● Objective
Give the data again exactly as written, skipping any pictures.

● Data excerpt
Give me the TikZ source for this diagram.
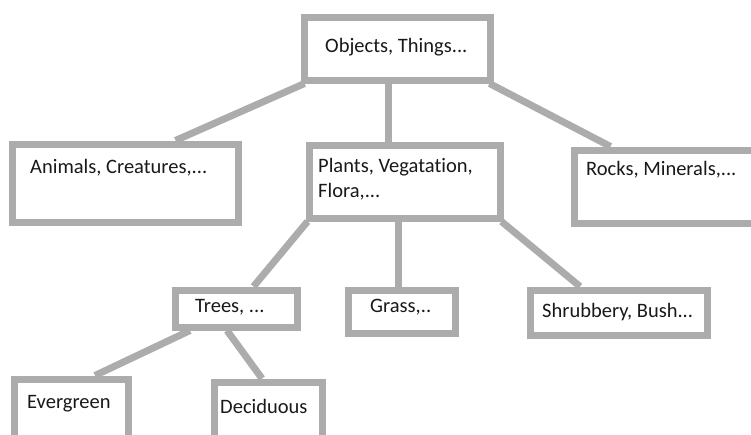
\documentclass[tikz,border=0pt]{standalone}
\usepackage{fontspec}
\setmainfont{Carlito}[Ligatures=NoCommon]
\usetikzlibrary{backgrounds}
\definecolor{boxgray}{RGB}{172,172,172}
\definecolor{txt}{RGB}{25,25,25}
\tikzset{
  box/.style={draw=boxgray, line width=7pt, fill=white, rectangle, inner sep=0pt, anchor=north west},
  lab/.style={anchor=base west, inner sep=0pt, text=txt, font=\fontsize{20.5}{25}\selectfont, align=left},
  conn/.style={draw=boxgray, line width=7pt}
}
\begin{document}
\begin{tikzpicture}[x=1pt,y=-1pt]
\useasboundingbox (0,0) rectangle (751,434);
% boxes
\node[box, minimum width=186pt, minimum height=63pt] (top) at (300.5,13.5) {};
\node[box, minimum width=226pt, minimum height=78pt] (ani) at (8.5,140.5) {};
\node[box, minimum width=191pt, minimum height=73pt] (pl) at (305.5,141.5) {};
\node[box, minimum width=200pt, minimum height=73pt] (rock) at (570.5,146.5) {};
\node[box, minimum width=122pt, minimum height=37pt] (tree) at (171.5,286.5) {};
\node[box, minimum width=107pt, minimum height=43pt] (grass) at (344.5,286.5) {};
\node[box, minimum width=177pt, minimum height=45pt] (shrub) at (526.5,286.5) {};
\node[box, minimum width=114pt, minimum height=70pt] (ever) at (10.5,375.5) {};
\node[box, minimum width=108pt, minimum height=70pt] (dec) at (210.5,378.5) {};
% texts
\node[lab] (ttop) at (325,52) {Objects, Things...};
\node[lab] (tani) at (30,173) {Animals, Creatures,...};
\node[lab] (tpl) at (318,197) {Plants, Vegatation,\\Flora,...};
\node[lab] (trock) at (586,175) {Rocks, Minerals,...};
\node[lab] (ttree) at (195,312) {Trees, ...};
\node[lab] (tgrass) at (370,312) {Grass,..};
\node[lab] (tshrub) at (542,317) {Shrubbery, Bush...};
\node[lab] (tever) at (27,408) {Evergreen};
\node[lab] (tdec) at (220,413) {Deciduous};
% connectors
\begin{scope}[on background layer]
\draw[conn] ([xshift=4pt]top.south west) -- ([xshift=50.5pt]ani.north);
\draw[conn] ([xshift=-8.5pt]top.south) -- ([xshift=-8.5pt]top.south |- pl.north);
\draw[conn] ([xshift=-4pt]top.south east) -- ([xshift=40pt]rock.north west);
\draw[conn] ([xshift=2pt]pl.south west) -- ([xshift=82pt]tree.north west);
\draw[conn] ([xshift=-3pt]grass.north) -- ([xshift=-3pt]grass.north |- pl.south);
\draw[conn] ([xshift=-2pt]pl.south east) -- ([xshift=53.5pt]shrub.north west);
\draw[conn] ([xshift=18.5pt]tree.south west) -- ([xshift=84.5pt]ever.north west);
\draw[conn] ([xshift=55.5pt]tree.south west) -- ([xshift=51.5pt]dec.north west);
\end{scope}
\end{tikzpicture}
\end{document}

● Response to this exercise
Give me the TikZ source for this diagram.
\documentclass[tikz,border=0pt]{standalone}
\usepackage{fontspec}
\setmainfont{Carlito}[Ligatures=NoCommon]
\usetikzlibrary{backgrounds}
\definecolor{boxgray}{RGB}{172,172,172}
\definecolor{txt}{RGB}{25,25,25}
\tikzset{
  box/.style={draw=boxgray, line width=7pt, fill=white, rectangle, inner sep=0pt, anchor=north west},
  lab/.style={anchor=base west, inner sep=0pt, text=txt, font=\fontsize{20.5}{25}\selectfont, align=left},
  conn/.style={draw=boxgray, line width=7pt}
}
\begin{document}
\begin{tikzpicture}[x=1pt,y=-1pt]
\useasboundingbox (0,0) rectangle (751,434);
% boxes
\node[box, minimum width=186pt, minimum height=63pt] (top) at (300.5,13.5) {};
\node[box, minimum width=226pt, minimum height=78pt] (ani) at (8.5,140.5) {};
\node[box, minimum width=191pt, minimum height=73pt] (pl) at (305.5,141.5) {};
\node[box, minimum width=200pt, minimum height=73pt] (rock) at (570.5,146.5) {};
\node[box, minimum width=122pt, minimum height=37pt] (tree) at (171.5,286.5) {};
\node[box, minimum width=107pt, minimum height=43pt] (grass) at (344.5,286.5) {};
\node[box, minimum width=177pt, minimum height=45pt] (shrub) at (526.5,286.5) {};
\node[box, minimum width=114pt, minimum height=70pt] (ever) at (10.5,375.5) {};
\node[box, minimum width=108pt, minimum height=70pt] (dec) at (210.5,378.5) {};
% texts
\node[lab] (ttop) at (325,52) {Objects, Things...};
\node[lab] (tani) at (30,173) {Animals, Creatures,...};
\node[lab] (tpl) at (318,197) {Plants, Vegatation,\\Flora,...};
\node[lab] (trock) at (586,175) {Rocks, Minerals,...};
\node[lab] (ttree) at (195,312) {Trees, ...};
\node[lab] (tgrass) at (370,312) {Grass,..};
\node[lab] (tshrub) at (542,317) {Shrubbery, Bush...};
\node[lab] (tever) at (27,408) {Evergreen};
\node[lab] (tdec) at (220,413) {Deciduous};
% connectors
\begin{scope}[on background layer]
\draw[conn] ([xshift=4pt]top.south west) -- ([xshift=50.5pt]ani.north);
\draw[conn] ([xshift=-8.5pt]top.south) -- ([xshift=-8.5pt]top.south |- pl.north);
\draw[conn] ([xshift=-4pt]top.south east) -- ([xshift=40pt]rock.north west);
\draw[conn] ([xshift=2pt]pl.south west) -- ([xshift=82pt]tree.north west);
\draw[conn] ([xshift=-3pt]grass.north) -- ([xshift=-3pt]grass.north |- pl.south);
\draw[conn] ([xshift=-2pt]pl.south east) -- ([xshift=53.5pt]shrub.north west);
\draw[conn] ([xshift=18.5pt]tree.south west) -- ([xshift=84.5pt]ever.north west);
\draw[conn] ([xshift=55.5pt]tree.south west) -- ([xshift=51.5pt]dec.north west);
\end{scope}
\end{tikzpicture}
\end{document}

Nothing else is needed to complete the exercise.